#### Task to carry out
Line by line, repeat the data below exactly, beginning at the first line and ending at the line with "pw, ph = W - ml - mr, H - mt - mb". Omit pictures.

#### Provided data
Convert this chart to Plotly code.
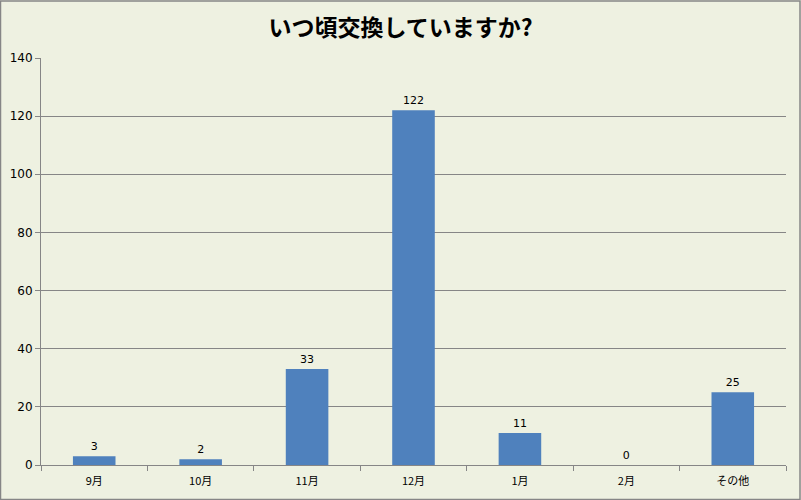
import plotly.graph_objects as go

categories = ["9月", "10月", "11月", "12月", "1月", "2月", "その他"]
values = [3, 2, 33, 122, 11, 0, 25]
title_text = "いつ頃交換していますか?"

W, H = 801, 500
ml, mr, mt, mb = 41, 15, 58, 35
pw, ph = W - ml - mr, H - mt - mb

fig = go.Figure(go.Bar(
    x=categories, y=values,
    marker=dict(color="#4F81BD", line=dict(width=0)),
    width=0.4,
    text=[str(v) for v in values],
    textposition="outside",
    textfont=dict(size=11, color="#000000", family="DejaVu Sans"),
    cliponaxis=False,
))

fig.update_layout(
    width=W, height=H,
    margin=dict(l=ml, r=mr, t=mt, b=mb, autoexpand=False),
    paper_bgcolor="#EEF1E1",
    plot_bgcolor="#EEF1E1",
    title=dict(text="<b>" + title_text + "</b>", x=0.5, xanchor="center",
               y=1 - 28 / H, yanchor="middle",
               font=dict(size=23, color="#000000", family="Noto Sans CJK JP")),
    font=dict(family="Noto Sans CJK JP", size=11, color="#000000"),
    showlegend=False,
    bargap=0.6,
)
fig.update_xaxes(
    showline=True, linecolor="#868686", linewidth=1,
    ticks="outside", ticklen=5, tickcolor="#868686", tickson="boundaries",
    ticklabelstandoff=6, automargin=False,
    showgrid=False, tickfont=dict(size=11),
)
fig.update_yaxes(
    range=[0, 140], dtick=20,
    showline=True, linecolor="#868686", linewidth=1,
    ticks="outside", ticklen=5, tickcolor="#868686", automargin=False,
    showgrid=True, gridcolor="#868686", gridwidth=1,
    zeroline=False, tickfont=dict(size=12, family="DejaVu Sans"),
)
fig.add_shape(type="rect", xref="paper", yref="paper",
              x0=-ml / pw + 0.5 / pw, x1=1 + (mr - 1) / pw,
              y0=-mb / ph + 0.5 / ph, y1=1 + (mt - 1) / ph,
              line=dict(color="#868686", width=1.5), layer="above")

fig.write_html("out.html",
               config={"displayModeBar": False},
               post_script="document.body.style.margin='0';document.body.style.overflow='hidden';")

#### Solution below
Convert this chart to Plotly code.
import plotly.graph_objects as go

categories = ["9月", "10月", "11月", "12月", "1月", "2月", "その他"]
values = [3, 2, 33, 122, 11, 0, 25]
title_text = "いつ頃交換していますか?"

W, H = 801, 500
ml, mr, mt, mb = 41, 15, 58, 35
pw, ph = W - ml - mr, H - mt - mb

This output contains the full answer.